Kepercayaan terhadap Sang pencipta merupakan hal yang sangat penting ditanamkan
dalam diri., karena dengan adanya kepercayaan tersebut akan menyadarkan diri kita, bahwa segala yang
ada baik alam semesta maupun isinya adalah bersumber dari Tuhan. Orang yang
tidak memiliki kepercayaan akan merasa ragu, bimbang, khawatir , serta
yang lainnya. Orang yang percaya akan
adanya Tuhan akan memiliki kepasrahan dalam dirinya. Sehingga orang
tersebut akan memiliki kepastian dalam hidupnya, dan akan bisa merasakan bahwa
manusia sesungguhnya penuh dengan keterbatasan. sehingga akan memperkecil
bahkan bisa menghilangkan rasa egoisme yang sering menyesatkan hidupnya.
Kepercayaan dan tradisi yang dimiliki masyarakat bertujuan agar membuat
hidup manusia kaya akan budaya dan nilai-nilai bersejarah. Selain itu, kepercayaan tradisi juga akan menciptakan kehidupan yang harmonis.

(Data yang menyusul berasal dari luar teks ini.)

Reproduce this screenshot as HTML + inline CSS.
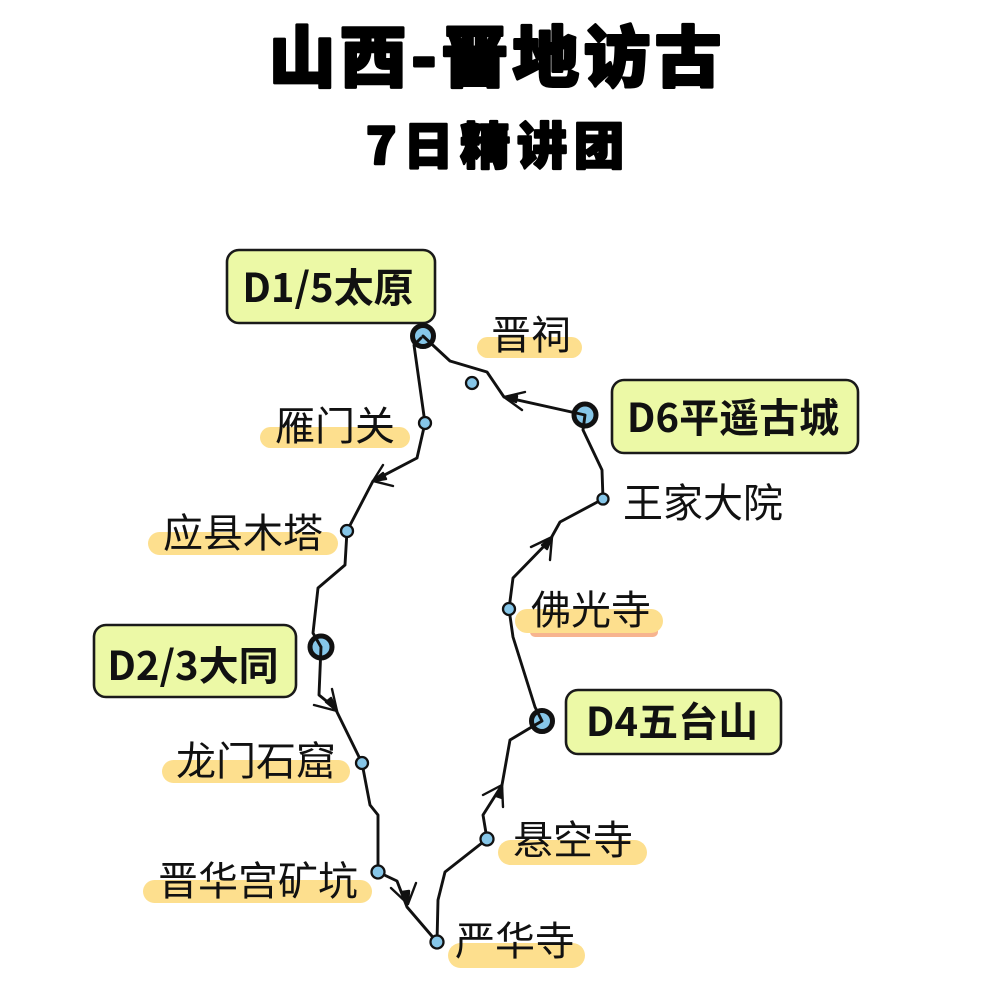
<!DOCTYPE html>
<html><head><meta charset="utf-8"><style>
html,body{margin:0;padding:0;background:#fff;}
svg{display:block;}
.t{font-family:"Liberation Sans","Noto Sans CJK SC",sans-serif;}
</style></head><body>
<svg width="1006" height="1006" viewBox="0 0 1006 1006" xmlns="http://www.w3.org/2000/svg">
<rect width="1006" height="1006" fill="#fff"/>
<!-- Title -->
<text x="495" y="81" text-anchor="middle" font-family="'Noto Sans CJK SC',sans-serif" font-weight="900" font-size="66" textLength="452" lengthAdjust="spacing" fill="#000" stroke="#000" stroke-width="3" stroke-linejoin="round">山西-晋地访古</text>
<text x="495" y="164" text-anchor="middle" font-family="'Noto Sans CJK SC',sans-serif" font-weight="900" font-size="50" textLength="258" lengthAdjust="spacing" fill="#000" stroke="#000" stroke-width="2.4" stroke-linejoin="round">7日精讲团</text>

<!-- highlight bars -->
<g fill="#fddf8e">
<rect x="477" y="337" width="105" height="21" rx="10.5"/>
<rect x="260" y="427" width="150" height="21" rx="10.5"/>
<rect x="148" y="532" width="190" height="23" rx="11.5"/>
<rect x="530" y="626" width="128" height="11" rx="5" fill="#f7b48f"/>
<rect x="515" y="609" width="148" height="24" rx="12"/>
<rect x="162" y="760" width="188" height="23" rx="11.5"/>
<rect x="143" y="880" width="229" height="23" rx="11.5"/>
<rect x="498" y="840" width="149" height="25" rx="12.5"/>
<rect x="448" y="943" width="137" height="25" rx="12.5"/>
</g>

<!-- boxes -->
<g fill="#ecf9a6" stroke="#1a1a1a" stroke-width="2.6">
<rect x="227" y="250" width="208" height="73" rx="12"/>
<rect x="612" y="380" width="246" height="73" rx="12"/>
<rect x="94" y="625" width="202" height="72" rx="12"/>
<rect x="566" y="690" width="215" height="64" rx="12"/>
</g>
<g font-family="'Noto Sans CJK SC','Liberation Sans',sans-serif" font-weight="bold" font-size="40" fill="#111" text-anchor="middle">
<text x="328" y="302">D1/5太原</text>
<text x="733" y="432">D6平遥古城</text>
<text x="193" y="680">D2/3大同</text>
<text x="672" y="736">D4五台山</text>
</g>

<!-- labels -->
<g class="t" font-size="40" fill="#111">
<text x="491" y="349">晋祠</text>
<text x="275" y="440">雁门关</text>
<text x="163" y="547">应县木塔</text>
<text x="623" y="517">王家大院</text>
<text x="531" y="624">佛光寺</text>
<text x="176" y="775">龙门石窟</text>
<text x="158" y="895">晋华宫矿坑</text>
<text x="513" y="854">悬空寺</text>
<text x="455" y="955">严华寺</text>
</g>

<!-- big nodes -->
<g fill="#86c6e8" stroke="#111" stroke-width="5">
<circle cx="423" cy="336" r="10.5"/>
<circle cx="585" cy="415" r="11"/>
<circle cx="321" cy="647" r="11"/>
<circle cx="542" cy="721" r="10.5"/>
</g>

<!-- route -->
<path d="M421,338 L414,345 L425,423 L417,458 L373,481 L347,531 L345,565 L318,588 L313,633 L321,647 M321,647 L319,695 L335,708 L362,763 L370,805 L378,815 L378,872 L397,881 L407,907 L437,942 L438,900 L445,872 L487,839 L483,815 L502,785 L510,740 L530,728 L542,721 M542,721 L535,707 L513,637 L509,609 L513,578 L550,540 L560,522 L603,499 L602,470 L583,430 L585,415 M585,415 L504,397 L487,372 L450,361 L423,336" fill="none" stroke="#111" stroke-width="2.9" stroke-linejoin="round" stroke-linecap="round"/>

<!-- arrowheads -->
<g stroke="#111" stroke-width="2.4" fill="#111" stroke-linecap="round" stroke-linejoin="round">
<path d="M525,392 L504,397 L522,410" fill="none"/>
<path d="M504,397 L517,396 L516,402 Z"/>
<path d="M383,465 L373,481 L393,486" fill="none"/>
<path d="M373,481 L383,473 L386,479 Z"/>
<path d="M332,689 L337,711 L314,705" fill="none"/>
<path d="M337,711 L326,702 L331,698 Z"/>
<path d="M416,883 L408,904 L391,888" fill="none"/>
<path d="M408,904 L402,892 L409,891 Z"/>
<path d="M483,795 L502,785 L503,807" fill="none"/>
<path d="M502,785 L502,798 L496,796 Z"/>
<path d="M531,547 L552,537 L550,560" fill="none"/>
<path d="M552,537 L547,549 L542,545 Z"/>
</g>

<!-- small nodes -->
<g fill="#86c6e8" stroke="#111" stroke-width="2.3">
<circle cx="472" cy="383" r="6"/>
<circle cx="425" cy="423" r="6"/>
<circle cx="347" cy="531" r="6"/>
<circle cx="603" cy="499" r="5.5"/>
<circle cx="509" cy="609" r="6"/>
<circle cx="362" cy="763" r="6"/>
<circle cx="378" cy="872" r="6.5"/>
<circle cx="487" cy="839" r="6.5"/>
<circle cx="437" cy="942" r="6.5"/>
</g>
</svg>
</body></html>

Namun, hal tersebut akan terwujud hanya apabila manusia menghargai,
menghormarti, dan menjalankan suatu kepercayaan
dan tradisi
secara baik dan benar.
II.
PENGHAYAT KEPERCAYAAN
TERHADAP TUHAN YANG MAHA ESA DAN KEBERADAANNYA
Penghayat Kepercayaan terhadap Tuhan Yang Maha Esa adalah setiap orang yang
mengakui dan meyakini nilai-nilai penghayatan kepercayaan terhadap Tuhan Yang
Maha Esa. Penghayat Kepercayaan Terhadap
Tuhan Yang Maha Esa adalah pernyataan dan pelaksanaan hubungan pribadi dengan
Tuhan Yang Maha Esa berdasarkan
keyakinan yang diwujudkan dengan
perilaku ketaqwaan dan peribadatan terhadap
Tuhan Yang Maha
Esa serta pengamalan budi luhur yang ajarannya bersumber dari kearifan
lokal atau daerah.
Penghayat
Kepercayaan merupakan kenyataan sejarah yang tak terbantahkan oleh siapa pun
dan generasi kapan pun. Sayangnya, dalam perjalanan dan pergumulan sejarah pula
nasib penghayat kepercayaan ini tak
sepenunya mengggembirakan, bahkan cenderung memprihatinkan. kebijakan pemerintah tak sepenuhnya mampu merawat keberadaan penghayat kepercayaan yang sejatinya kaya dengan kearifan lokal yang sangat
berguna bagi warga penganutnya maupun masyarakat umum lainnya.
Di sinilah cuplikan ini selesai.